▎ 摘　　要

Graphene moire superlattices are outstanding platforms to study correlated electron physics and superconductivity with exceptional tunability. However, robust superconductivity has been measured only in magic-angle twisted bilayer graphene (MA-TBG) and magic-angle twisted trilayer graphene (MA-TTG). The absence of a superconducting phase in certain moire flat bands raises a question on the super-conducting mechanism. In this work, we investigate electronic structure and electron-phonon coupling in graphene moire superlattices based on atomistic calculations. We show that electron-phonon coupling strength lambda is dramatically different among graphene moire flat bands. The total strength lambda is very large (lambda > 1) for MA-TBG and MA-TTG, both of which display robust superconductivity in experiments. However, lambda is an order of magnitude smaller in twisted double bilayer graphene (TDBG) and twisted monolayer-bilayer graphene (TMBG) where superconductivity is reportedly rather weak or absent.
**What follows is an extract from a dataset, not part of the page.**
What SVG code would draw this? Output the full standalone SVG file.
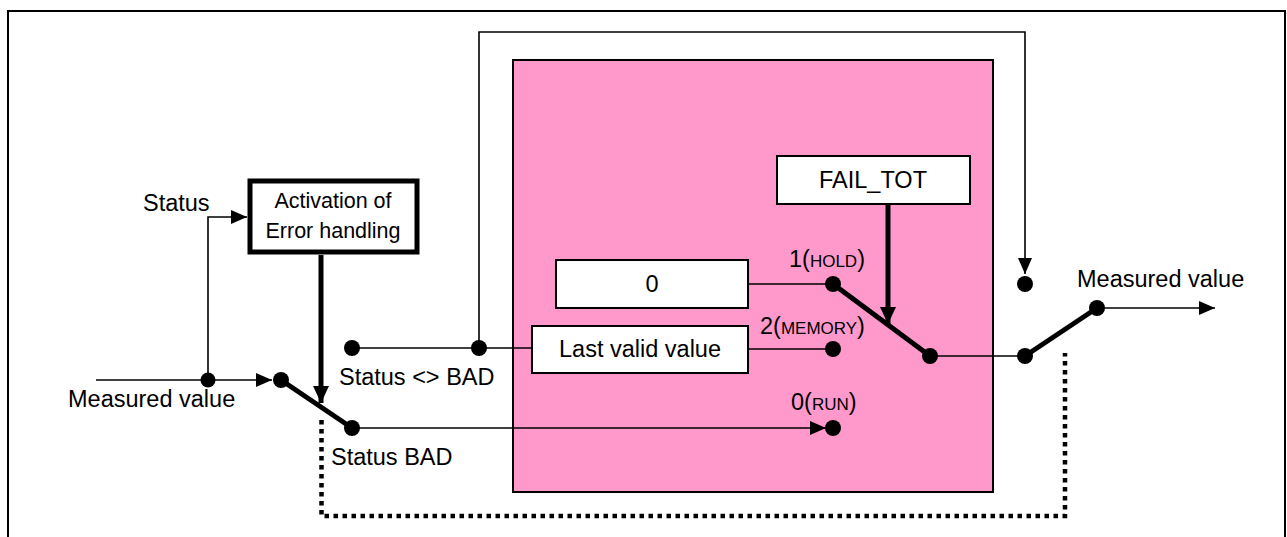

We find that the Bernal-stacked layers in TDBG and TMBG induce sublattice polarization in the flat-band states, suppressing intersublattice electron-phonon matrix elements. We also obtain the nonadiabatic super-conducting transition temperature T-c that matches well with the experimental results. Our results clearly show a correlation between strong electron-phonon coupling and experimental observations of robust superconductivity.